**Aim of the exercise:** Starting at the first line of the listing below, repeat each line exactly until the line containing "import numpy as np", which you include. Leave out pictures.

===== Given material

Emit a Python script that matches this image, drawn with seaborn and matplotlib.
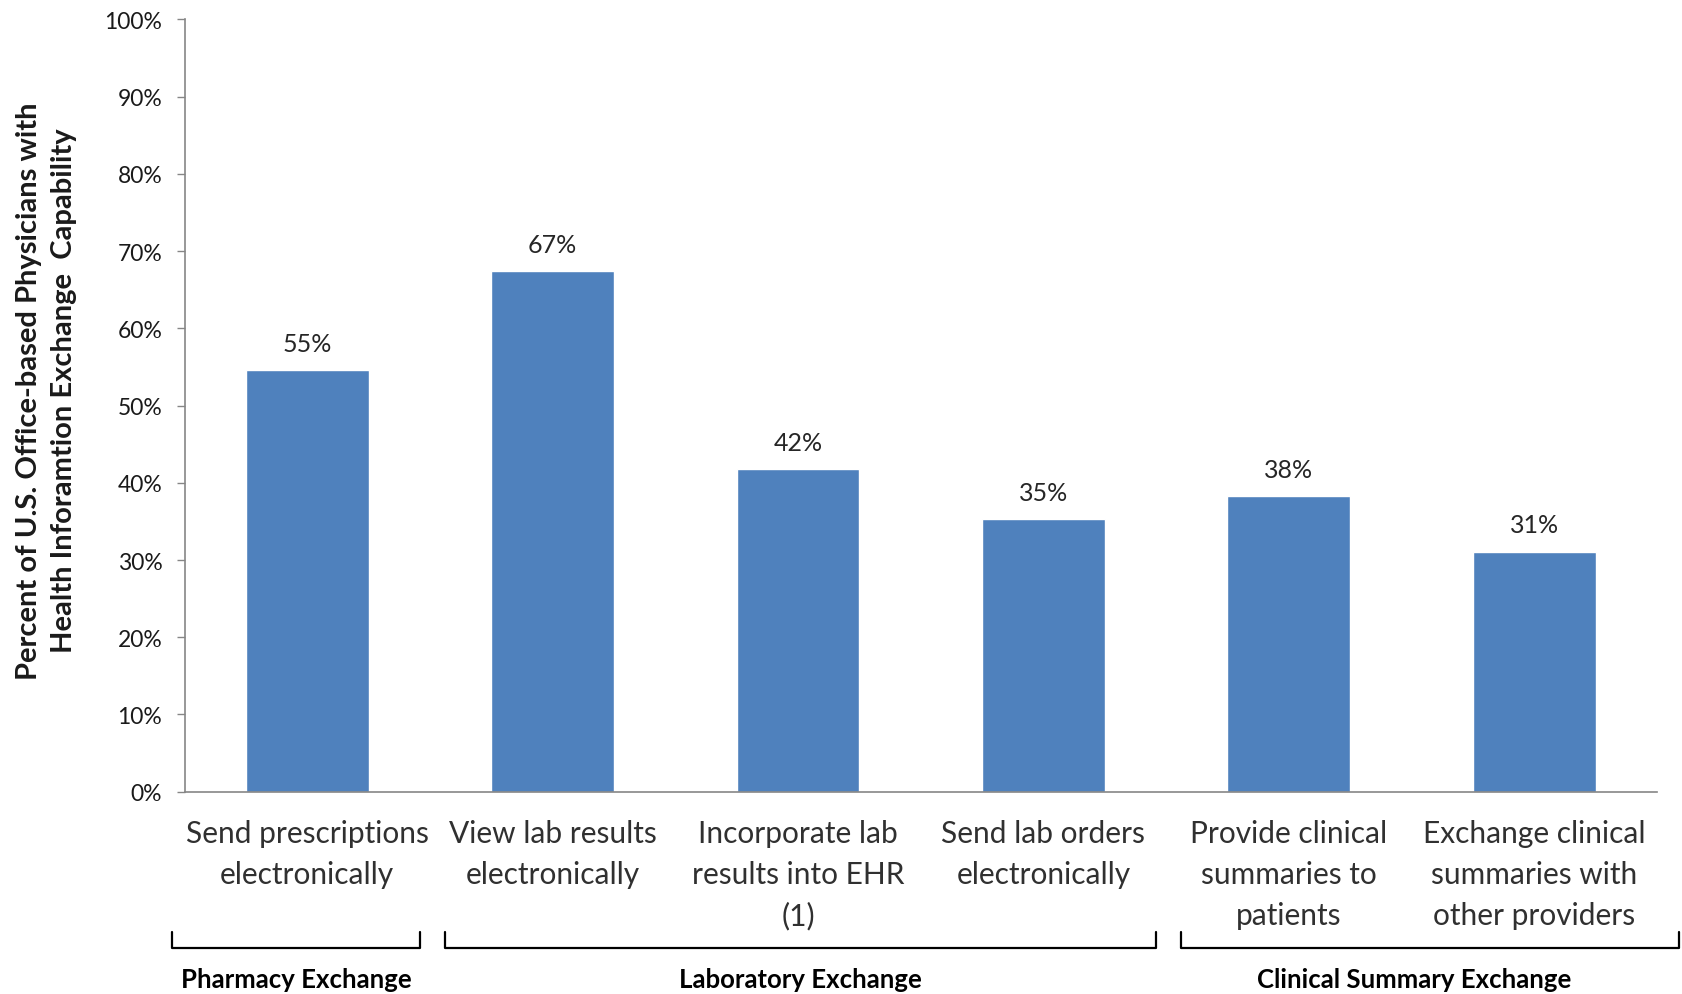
import matplotlib
matplotlib.use("Agg")
import matplotlib.pyplot as plt
import seaborn as sns
import pandas as pd
import numpy as np

categories = [
    "Send prescriptions\nelectronically",
    "View lab results\nelectronically",
    "Incorporate lab\nresults into EHR\n(1)",
    "Send lab orders\nelectronically",
    "Provide clinical\nsummaries to\npatients",
    "Exchange clinical\nsummaries with\nother providers",
]
values = [54.6, 67.4, 41.8, 35.3, 38.3, 31.1]
value_labels = ["55%", "67%", "42%", "35%", "38%", "31%"]
groups = ["Pharmacy Exchange", "Laboratory Exchange", "Clinical Summary Exchange"]
group_members = [[0], [1, 2, 3], [4, 5]]
yticks = [0, 10, 20, 30, 40, 50, 60, 70, 80, 90, 100]
ylabel = "Percent of U.S. Office-based Physicians with\nHealth Inforamtion Exchange  Capability"

sns.set_theme(style="white")
plt.rcParams["font.family"] = ["Lato", "DejaVu Sans"]

df = pd.DataFrame({"cat": categories, "val": values})

fig = plt.figure(figsize=(16.82, 9.95), dpi=100)
ax = fig.add_axes([0.1097, 0.2033, 0.8754, 0.7762])

sns.barplot(data=df, x="cat", y="val", color="#4F81BD", width=0.5, ax=ax, saturation=1)

ax.set_xlim(-0.5, 5.5)
ax.set_ylim(0, 100)
ax.set_yticks(yticks)
ax.set_yticklabels([f"{t}%" for t in yticks], fontsize=16.5, color="#1a1a1a")
ax.tick_params(axis="y", which="both", left=True, length=6, width=1, color="#868686", pad=10)
ax.tick_params(axis="x", bottom=False, pad=14)
ax.set_xticks(range(len(categories)))
ax.set_xticklabels(categories, fontsize=21.5, color="#303030", linespacing=1.55)

ax.set_xlabel("")
ax.set_ylabel(ylabel, fontsize=21, fontweight="bold", color="#1a1a1a", linespacing=1.45)
ax.yaxis.set_label_coords(-0.073, 0.52)

for side in ["top", "right"]:
    ax.spines[side].set_visible(False)
for side in ["left", "bottom"]:
    ax.spines[side].set_color("#868686")
    ax.spines[side].set_linewidth(1.2)

for i, (v, lab) in enumerate(zip(values, value_labels)):
    ax.annotate(lab, (i, v), xytext=(0, 11), textcoords="offset points",
                ha="center", va="bottom", fontsize=18, color="#262626")

# group brackets below the category labels
trans = ax.get_xaxis_transform()
y_top, y_bot = -0.181, -0.202
left_pad = [0.55, 0.44, 0.44]
for gi, (g, members) in enumerate(zip(groups, group_members)):
    left = members[0] - left_pad[gi]
    right = members[-1] + 0.46
    draw_right = right + (0.13 if gi == len(groups) - 1 else 0)
    ax.plot([left, left, draw_right, draw_right], [y_top, y_bot, y_bot, y_top],
            color="#000000", lw=1.6, transform=trans, clip_on=False)
    ax.text((left + right) / 2, -0.243, g, transform=trans, ha="center", va="center",
            fontsize=18.5, fontweight="bold", color="#000000")

fig.savefig("out.png", dpi=100)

==========

**Expected output:**
Emit a Python script that matches this image, drawn with seaborn and matplotlib.
import matplotlib
matplotlib.use("Agg")
import matplotlib.pyplot as plt
import seaborn as sns
import pandas as pd
import numpy as np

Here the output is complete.